If you have a partner or spouse, it is also critical to include them in your decision making process, as soon as you start thinking about making the leap. Starting a business can put a tremendous amount of strain on a relationship, and if you quit your job to follow your dreams while your partner is left with the burden of the majority of the financial responsibility, your relationship and business will suffer, and resentment will start rearing it's ugly little head. Not a nice situation. Avoid the pain and get a financial plan in place before you get your Girlboss on.

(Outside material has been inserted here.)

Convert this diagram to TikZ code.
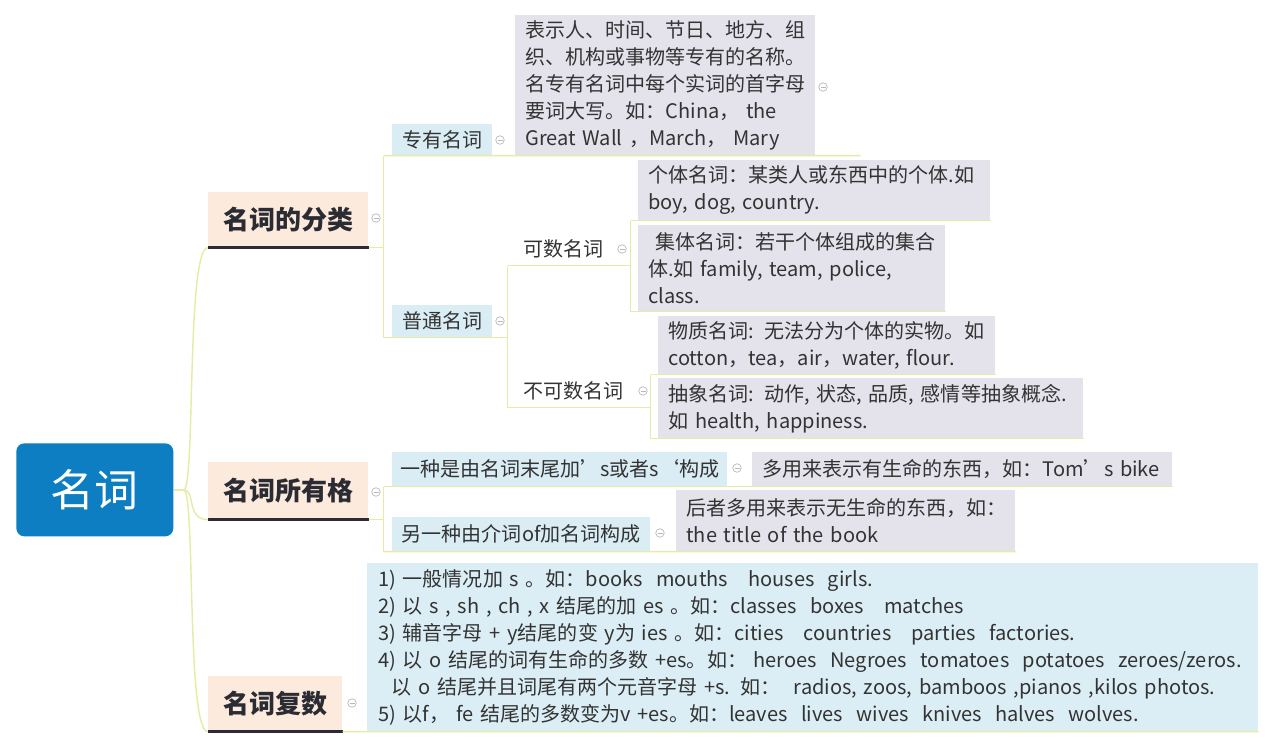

2. Taking on the wrong clients

I know, I know in the beginning it's hard to turn down work that comes your way, and that is completely understandable. But it is important to really know who your ideal customer is. Believe me, taking on a problem client can be as soul destroying and expensive as not having enough clients.

Evaluate the situation and make sure the relationship works for you and your client - there is no point taking on work that you will ultimately come to dread. What's the point of going through all of this if you are going to be miserable in the end?

If you know your ideal customer, and you do your research on your target market, then you will know how and where to find your ideal clients. 

3. Not charging enough

You are running a business - which means that although you are doing work that you love, you need to be making money from it. No one has time to be running expensive hobbies, and bottom line is - if you are not bringing in sufficient revenue your business is a hobby in disguise. 

It's difficult because it ultimately comes down to a question of self-worth. Do you believe in yourself and the services you provide? Do you believe that what you provide brings value to your customers? Well let me ask you, if you don't believe it, then why should your clients?

Sales and money can oftentimes be uncomfortable subjects to talk about. I never liked sales. It wasn't in my nature. I always thought it was pushy and sleazy. But as a business owner, sales was something I would have to get the hang of since sales pretty much dictated whether I would sink or swim in business. For me it was tough in the beginning of my freelance journey - I was constantly in fear that no one would hire me if I set my prices at a rate that I thought was too high. Fear - there is that word that keeps popping up in my mind. Because of fear, I was working myself to the bone, but still not making enough money. Because of fear I took on clients that didn't value me or my amazing work. Because of fear I had no energy and was falling out of love with my business. 

A friend of mine mentioned to me that if you charge cheap, then you will be perceived as cheap. That stuck with me, and the key is shifting the mindset. It's about confidence and integrity. Do your research. Find out what the market rates are in your industry. Present yourself and your brand as a premium proposition. It's not all about fluff and appearances though - you need to deliver outstanding service and prove to your clients that what you provide them brings them tangible value and solves their problems. Once you value yourself and your work, your clients will too.

Banish the fear, charge what you're worth and provide outstanding value to your clients. Your well-being and bank balance will thank you!